DATA TO USE:

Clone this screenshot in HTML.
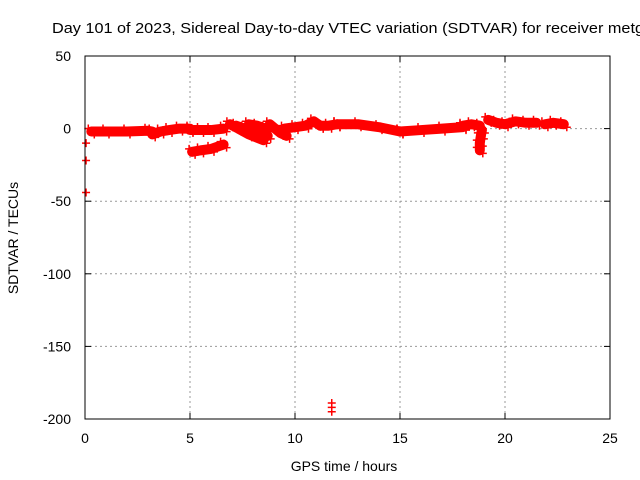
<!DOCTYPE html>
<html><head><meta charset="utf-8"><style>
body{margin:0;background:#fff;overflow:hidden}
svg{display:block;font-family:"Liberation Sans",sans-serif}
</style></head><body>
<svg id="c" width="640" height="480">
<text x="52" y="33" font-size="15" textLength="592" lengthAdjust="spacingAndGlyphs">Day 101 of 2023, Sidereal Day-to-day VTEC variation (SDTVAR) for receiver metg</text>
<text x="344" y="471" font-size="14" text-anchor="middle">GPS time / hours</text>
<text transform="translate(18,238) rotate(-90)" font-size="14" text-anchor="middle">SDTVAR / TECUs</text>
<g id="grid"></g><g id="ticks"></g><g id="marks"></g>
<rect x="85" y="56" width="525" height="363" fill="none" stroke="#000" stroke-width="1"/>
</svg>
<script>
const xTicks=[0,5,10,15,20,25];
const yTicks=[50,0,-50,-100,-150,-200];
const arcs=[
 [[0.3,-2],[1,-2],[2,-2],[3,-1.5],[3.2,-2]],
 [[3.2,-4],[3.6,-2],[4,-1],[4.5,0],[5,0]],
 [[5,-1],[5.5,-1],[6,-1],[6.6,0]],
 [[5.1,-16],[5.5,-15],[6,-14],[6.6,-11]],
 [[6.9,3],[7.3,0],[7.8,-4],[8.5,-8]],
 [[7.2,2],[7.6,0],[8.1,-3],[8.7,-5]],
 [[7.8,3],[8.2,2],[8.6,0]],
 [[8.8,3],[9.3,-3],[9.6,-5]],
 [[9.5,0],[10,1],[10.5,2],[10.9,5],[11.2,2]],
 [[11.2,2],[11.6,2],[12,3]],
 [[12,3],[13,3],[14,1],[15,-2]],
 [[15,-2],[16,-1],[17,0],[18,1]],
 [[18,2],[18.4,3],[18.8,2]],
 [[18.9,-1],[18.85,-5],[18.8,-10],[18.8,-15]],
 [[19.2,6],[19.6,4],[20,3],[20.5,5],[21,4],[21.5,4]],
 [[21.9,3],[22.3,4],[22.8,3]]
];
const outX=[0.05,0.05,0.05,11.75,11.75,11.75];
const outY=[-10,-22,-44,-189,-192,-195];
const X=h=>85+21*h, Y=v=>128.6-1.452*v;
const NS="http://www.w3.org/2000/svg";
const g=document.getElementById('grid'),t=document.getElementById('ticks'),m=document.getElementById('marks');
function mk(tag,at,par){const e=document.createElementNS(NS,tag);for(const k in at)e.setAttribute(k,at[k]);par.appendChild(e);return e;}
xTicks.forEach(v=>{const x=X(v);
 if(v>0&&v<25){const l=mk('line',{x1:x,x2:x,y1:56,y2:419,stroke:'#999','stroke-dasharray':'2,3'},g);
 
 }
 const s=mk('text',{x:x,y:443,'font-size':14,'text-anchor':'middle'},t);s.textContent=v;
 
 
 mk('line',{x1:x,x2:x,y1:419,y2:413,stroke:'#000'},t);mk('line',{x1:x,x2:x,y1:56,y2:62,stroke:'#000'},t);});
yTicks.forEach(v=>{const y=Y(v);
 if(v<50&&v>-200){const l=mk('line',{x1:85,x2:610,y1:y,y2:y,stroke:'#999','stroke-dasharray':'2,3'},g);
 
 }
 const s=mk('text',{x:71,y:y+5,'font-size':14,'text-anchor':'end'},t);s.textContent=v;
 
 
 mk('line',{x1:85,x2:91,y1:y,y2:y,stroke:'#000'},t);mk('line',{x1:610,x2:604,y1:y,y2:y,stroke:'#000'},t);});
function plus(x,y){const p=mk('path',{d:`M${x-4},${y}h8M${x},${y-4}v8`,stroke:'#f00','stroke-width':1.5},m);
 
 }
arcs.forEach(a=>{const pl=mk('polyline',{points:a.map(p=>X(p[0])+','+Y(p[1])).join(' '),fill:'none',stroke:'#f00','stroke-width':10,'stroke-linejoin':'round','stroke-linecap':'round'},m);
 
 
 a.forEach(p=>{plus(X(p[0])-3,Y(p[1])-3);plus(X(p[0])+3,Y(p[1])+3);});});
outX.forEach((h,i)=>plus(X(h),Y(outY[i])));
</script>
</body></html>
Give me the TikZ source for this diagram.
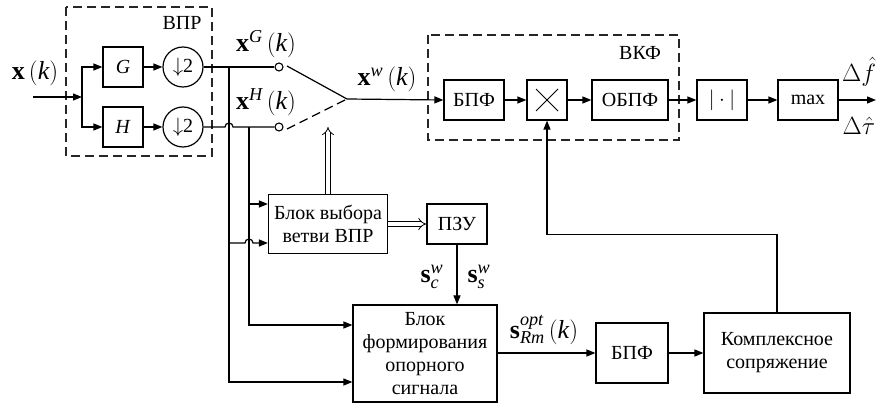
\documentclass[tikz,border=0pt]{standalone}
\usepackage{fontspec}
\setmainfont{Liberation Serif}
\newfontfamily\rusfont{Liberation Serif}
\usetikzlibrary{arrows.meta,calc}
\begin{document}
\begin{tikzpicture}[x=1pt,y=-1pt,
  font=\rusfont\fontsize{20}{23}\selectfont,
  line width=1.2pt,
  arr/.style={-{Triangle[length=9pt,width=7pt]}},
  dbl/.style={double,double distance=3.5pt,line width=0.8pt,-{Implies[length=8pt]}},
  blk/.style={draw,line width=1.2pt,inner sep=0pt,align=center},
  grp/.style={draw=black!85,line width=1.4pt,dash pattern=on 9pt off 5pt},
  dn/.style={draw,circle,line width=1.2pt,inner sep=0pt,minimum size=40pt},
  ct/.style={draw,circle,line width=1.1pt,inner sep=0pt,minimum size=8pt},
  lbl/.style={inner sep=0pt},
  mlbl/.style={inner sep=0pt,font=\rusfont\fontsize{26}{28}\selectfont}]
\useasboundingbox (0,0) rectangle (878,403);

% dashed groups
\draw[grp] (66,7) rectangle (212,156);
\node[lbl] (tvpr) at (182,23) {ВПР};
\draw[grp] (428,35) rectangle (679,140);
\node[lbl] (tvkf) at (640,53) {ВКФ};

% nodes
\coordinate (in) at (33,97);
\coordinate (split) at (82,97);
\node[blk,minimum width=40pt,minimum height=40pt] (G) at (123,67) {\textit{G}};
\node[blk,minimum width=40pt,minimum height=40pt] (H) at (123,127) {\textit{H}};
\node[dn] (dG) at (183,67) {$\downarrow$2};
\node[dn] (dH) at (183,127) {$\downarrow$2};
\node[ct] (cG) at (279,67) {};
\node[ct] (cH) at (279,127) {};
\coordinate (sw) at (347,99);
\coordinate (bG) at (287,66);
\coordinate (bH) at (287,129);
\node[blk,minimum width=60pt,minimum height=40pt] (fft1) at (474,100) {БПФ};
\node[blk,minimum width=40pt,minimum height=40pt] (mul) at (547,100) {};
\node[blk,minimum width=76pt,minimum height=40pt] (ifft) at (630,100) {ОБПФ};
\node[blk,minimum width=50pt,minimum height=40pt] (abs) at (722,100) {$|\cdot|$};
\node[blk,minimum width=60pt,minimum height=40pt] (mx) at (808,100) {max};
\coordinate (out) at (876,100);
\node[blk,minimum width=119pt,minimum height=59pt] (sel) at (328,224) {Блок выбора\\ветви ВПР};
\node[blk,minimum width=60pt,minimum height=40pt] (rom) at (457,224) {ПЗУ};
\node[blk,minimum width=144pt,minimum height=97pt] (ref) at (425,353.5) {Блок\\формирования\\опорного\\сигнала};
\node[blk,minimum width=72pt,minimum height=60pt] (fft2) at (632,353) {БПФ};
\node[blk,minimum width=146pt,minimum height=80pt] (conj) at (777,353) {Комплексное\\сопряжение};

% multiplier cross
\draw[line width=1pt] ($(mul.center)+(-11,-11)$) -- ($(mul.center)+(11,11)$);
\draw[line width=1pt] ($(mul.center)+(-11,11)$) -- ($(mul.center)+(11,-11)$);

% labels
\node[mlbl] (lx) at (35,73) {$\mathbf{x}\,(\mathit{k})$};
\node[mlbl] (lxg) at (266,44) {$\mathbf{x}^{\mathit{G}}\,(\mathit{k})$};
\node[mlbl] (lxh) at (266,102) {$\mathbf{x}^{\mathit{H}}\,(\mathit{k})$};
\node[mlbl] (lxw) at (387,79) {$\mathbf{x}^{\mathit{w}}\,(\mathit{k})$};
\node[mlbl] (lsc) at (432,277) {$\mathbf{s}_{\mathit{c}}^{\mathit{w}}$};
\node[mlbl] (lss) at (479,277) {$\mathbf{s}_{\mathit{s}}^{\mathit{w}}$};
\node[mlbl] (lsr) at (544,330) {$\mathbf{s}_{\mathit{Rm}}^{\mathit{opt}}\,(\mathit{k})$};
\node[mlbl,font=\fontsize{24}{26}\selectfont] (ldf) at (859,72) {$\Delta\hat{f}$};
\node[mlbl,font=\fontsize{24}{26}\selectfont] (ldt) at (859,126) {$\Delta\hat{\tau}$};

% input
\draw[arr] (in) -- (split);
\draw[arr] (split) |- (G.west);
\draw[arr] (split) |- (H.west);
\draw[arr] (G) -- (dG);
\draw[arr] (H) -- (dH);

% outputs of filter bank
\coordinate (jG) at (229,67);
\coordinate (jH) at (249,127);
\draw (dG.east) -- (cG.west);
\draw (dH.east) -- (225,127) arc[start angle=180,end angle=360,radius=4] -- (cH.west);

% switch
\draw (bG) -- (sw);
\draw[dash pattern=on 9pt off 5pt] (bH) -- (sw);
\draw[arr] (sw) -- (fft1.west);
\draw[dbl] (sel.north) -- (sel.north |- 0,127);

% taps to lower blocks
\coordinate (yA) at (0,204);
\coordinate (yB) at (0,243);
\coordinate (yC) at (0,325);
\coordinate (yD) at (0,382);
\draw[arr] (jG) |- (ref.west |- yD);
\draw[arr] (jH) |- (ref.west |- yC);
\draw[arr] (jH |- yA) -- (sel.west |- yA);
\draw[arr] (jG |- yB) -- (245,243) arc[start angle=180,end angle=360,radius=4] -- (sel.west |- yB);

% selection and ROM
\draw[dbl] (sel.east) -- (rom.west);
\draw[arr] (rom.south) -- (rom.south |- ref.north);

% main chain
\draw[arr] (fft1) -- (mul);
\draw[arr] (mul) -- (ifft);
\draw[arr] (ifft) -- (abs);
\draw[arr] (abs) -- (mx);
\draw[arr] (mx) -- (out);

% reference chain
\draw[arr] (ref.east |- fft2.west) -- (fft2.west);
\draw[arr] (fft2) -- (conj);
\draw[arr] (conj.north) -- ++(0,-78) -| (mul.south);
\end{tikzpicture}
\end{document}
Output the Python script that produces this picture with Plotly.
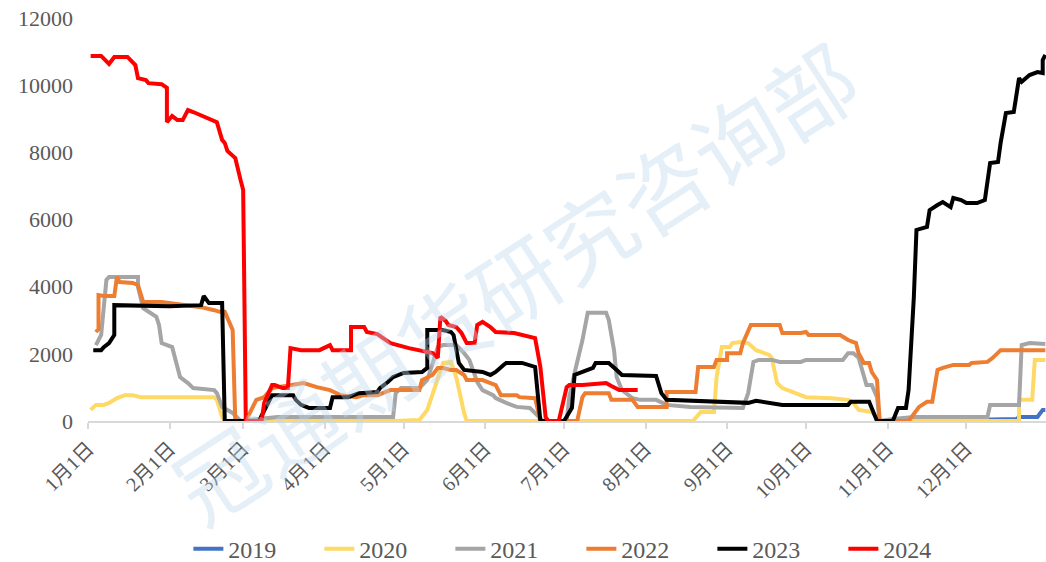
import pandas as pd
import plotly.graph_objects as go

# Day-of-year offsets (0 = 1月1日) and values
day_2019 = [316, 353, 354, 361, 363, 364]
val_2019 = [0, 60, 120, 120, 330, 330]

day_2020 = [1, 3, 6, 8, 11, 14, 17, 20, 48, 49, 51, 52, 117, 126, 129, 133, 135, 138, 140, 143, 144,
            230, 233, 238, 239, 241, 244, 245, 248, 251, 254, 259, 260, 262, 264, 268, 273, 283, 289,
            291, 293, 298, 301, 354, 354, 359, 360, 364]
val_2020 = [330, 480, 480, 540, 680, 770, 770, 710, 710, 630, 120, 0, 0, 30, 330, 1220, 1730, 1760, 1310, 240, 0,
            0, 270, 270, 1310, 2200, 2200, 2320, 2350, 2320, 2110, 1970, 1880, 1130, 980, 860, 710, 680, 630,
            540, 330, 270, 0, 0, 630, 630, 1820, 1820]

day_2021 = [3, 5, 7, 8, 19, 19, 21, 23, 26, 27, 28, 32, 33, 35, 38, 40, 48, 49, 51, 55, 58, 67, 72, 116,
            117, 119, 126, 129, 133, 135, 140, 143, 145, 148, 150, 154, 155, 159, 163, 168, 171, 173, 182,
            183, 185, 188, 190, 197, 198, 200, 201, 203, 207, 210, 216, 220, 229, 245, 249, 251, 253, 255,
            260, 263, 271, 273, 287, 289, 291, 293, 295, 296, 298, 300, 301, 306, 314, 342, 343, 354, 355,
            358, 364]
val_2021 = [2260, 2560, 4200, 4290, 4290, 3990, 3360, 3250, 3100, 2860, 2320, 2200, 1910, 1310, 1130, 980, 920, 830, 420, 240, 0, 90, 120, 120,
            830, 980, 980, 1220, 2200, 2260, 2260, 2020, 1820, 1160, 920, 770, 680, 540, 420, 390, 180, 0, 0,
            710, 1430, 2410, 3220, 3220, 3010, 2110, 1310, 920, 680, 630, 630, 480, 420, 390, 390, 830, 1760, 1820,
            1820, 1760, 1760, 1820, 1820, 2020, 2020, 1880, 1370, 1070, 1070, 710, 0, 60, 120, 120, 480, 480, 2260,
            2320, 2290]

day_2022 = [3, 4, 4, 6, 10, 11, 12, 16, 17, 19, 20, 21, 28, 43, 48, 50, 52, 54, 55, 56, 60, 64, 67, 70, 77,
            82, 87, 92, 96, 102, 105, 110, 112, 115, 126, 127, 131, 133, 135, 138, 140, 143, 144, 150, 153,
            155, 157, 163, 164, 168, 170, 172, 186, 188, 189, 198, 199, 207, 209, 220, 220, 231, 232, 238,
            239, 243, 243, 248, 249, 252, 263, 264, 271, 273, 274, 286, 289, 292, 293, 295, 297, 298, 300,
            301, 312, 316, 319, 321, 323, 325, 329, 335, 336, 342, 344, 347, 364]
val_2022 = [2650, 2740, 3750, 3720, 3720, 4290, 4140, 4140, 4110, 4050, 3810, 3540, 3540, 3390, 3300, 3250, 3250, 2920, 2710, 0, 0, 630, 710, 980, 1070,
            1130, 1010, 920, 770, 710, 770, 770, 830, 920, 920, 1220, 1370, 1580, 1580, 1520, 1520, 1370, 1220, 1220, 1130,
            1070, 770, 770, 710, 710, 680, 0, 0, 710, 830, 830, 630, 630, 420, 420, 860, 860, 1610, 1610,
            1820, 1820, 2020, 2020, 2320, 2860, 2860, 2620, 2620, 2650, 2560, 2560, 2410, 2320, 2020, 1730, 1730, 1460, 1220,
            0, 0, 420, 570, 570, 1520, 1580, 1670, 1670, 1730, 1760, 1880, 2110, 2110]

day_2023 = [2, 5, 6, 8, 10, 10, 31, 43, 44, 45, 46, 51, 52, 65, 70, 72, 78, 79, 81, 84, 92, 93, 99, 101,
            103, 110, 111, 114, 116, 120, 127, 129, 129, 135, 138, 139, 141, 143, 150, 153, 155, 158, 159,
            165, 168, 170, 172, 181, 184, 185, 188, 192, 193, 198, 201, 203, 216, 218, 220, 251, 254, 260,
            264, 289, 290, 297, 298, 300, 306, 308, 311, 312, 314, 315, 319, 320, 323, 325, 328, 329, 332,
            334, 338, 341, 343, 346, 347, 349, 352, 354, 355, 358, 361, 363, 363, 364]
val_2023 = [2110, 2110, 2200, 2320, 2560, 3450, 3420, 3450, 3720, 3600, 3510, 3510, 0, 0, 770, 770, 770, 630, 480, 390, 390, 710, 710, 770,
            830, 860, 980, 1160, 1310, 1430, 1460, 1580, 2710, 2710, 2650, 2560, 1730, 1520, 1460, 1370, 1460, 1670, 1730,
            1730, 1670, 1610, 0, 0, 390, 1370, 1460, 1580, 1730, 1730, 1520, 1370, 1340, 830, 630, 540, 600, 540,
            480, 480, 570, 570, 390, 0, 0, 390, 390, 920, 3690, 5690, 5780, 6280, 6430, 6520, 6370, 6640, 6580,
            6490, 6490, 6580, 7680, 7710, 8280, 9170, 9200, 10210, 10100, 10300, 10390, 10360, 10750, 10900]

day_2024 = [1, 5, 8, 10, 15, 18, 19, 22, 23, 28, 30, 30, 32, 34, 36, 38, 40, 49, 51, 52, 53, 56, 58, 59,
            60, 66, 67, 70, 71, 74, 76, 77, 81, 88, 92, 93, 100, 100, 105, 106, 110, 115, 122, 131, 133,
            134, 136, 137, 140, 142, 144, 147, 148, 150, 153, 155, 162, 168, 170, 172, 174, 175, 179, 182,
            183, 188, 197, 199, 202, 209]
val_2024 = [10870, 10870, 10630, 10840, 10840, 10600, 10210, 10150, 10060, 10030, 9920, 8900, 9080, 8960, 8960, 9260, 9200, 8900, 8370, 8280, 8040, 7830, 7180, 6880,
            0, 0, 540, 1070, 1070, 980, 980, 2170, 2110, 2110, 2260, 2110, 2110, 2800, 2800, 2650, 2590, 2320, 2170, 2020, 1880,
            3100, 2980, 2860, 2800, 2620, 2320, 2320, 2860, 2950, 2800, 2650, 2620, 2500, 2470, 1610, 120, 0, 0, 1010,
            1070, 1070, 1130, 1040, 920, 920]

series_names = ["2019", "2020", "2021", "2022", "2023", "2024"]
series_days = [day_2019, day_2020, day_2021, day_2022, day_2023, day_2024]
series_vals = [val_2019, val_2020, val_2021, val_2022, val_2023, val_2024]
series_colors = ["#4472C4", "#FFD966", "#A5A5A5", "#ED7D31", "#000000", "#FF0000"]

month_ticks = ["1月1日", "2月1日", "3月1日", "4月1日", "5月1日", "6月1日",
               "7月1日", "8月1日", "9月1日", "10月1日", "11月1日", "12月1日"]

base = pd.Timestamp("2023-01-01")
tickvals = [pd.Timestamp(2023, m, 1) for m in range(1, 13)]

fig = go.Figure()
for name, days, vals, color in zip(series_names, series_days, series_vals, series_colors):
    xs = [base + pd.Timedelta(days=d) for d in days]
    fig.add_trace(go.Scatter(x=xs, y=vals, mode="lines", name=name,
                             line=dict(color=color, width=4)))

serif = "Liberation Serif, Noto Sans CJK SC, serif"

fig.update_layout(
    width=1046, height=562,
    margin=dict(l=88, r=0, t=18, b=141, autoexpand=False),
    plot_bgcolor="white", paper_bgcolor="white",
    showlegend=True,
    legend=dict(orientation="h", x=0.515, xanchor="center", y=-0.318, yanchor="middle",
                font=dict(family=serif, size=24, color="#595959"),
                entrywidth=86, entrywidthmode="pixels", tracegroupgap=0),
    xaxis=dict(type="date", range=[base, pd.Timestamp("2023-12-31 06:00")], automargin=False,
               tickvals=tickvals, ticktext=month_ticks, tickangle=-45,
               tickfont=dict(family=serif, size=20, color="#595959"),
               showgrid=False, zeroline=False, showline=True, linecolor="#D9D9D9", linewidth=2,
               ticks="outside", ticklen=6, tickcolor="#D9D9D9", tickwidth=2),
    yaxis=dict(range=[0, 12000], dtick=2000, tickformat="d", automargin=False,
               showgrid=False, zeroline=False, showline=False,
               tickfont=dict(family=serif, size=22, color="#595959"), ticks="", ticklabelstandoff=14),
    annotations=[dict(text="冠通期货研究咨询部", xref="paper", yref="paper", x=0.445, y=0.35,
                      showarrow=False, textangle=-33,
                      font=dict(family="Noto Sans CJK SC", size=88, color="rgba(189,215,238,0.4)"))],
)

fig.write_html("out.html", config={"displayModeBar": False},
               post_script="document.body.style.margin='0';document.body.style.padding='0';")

WHAT YOU NEED TO DO: Make an exact copy of the lines from the one with "Output the Python" through the one with "540, 330, 270, 0, 0, 630, 630, 1820, 1820]", both ends in, and nothing else. Drop every picture.

FINAL ANSWER:
Output the Python script that produces this picture with Plotly.
import pandas as pd
import plotly.graph_objects as go

# Day-of-year offsets (0 = 1月1日) and values
day_2019 = [316, 353, 354, 361, 363, 364]
val_2019 = [0, 60, 120, 120, 330, 330]

day_2020 = [1, 3, 6, 8, 11, 14, 17, 20, 48, 49, 51, 52, 117, 126, 129, 133, 135, 138, 140, 143, 144,
            230, 233, 238, 239, 241, 244, 245, 248, 251, 254, 259, 260, 262, 264, 268, 273, 283, 289,
            291, 293, 298, 301, 354, 354, 359, 360, 364]
val_2020 = [330, 480, 480, 540, 680, 770, 770, 710, 710, 630, 120, 0, 0, 30, 330, 1220, 1730, 1760, 1310, 240, 0,
            0, 270, 270, 1310, 2200, 2200, 2320, 2350, 2320, 2110, 1970, 1880, 1130, 980, 860, 710, 680, 630,
            540, 330, 270, 0, 0, 630, 630, 1820, 1820]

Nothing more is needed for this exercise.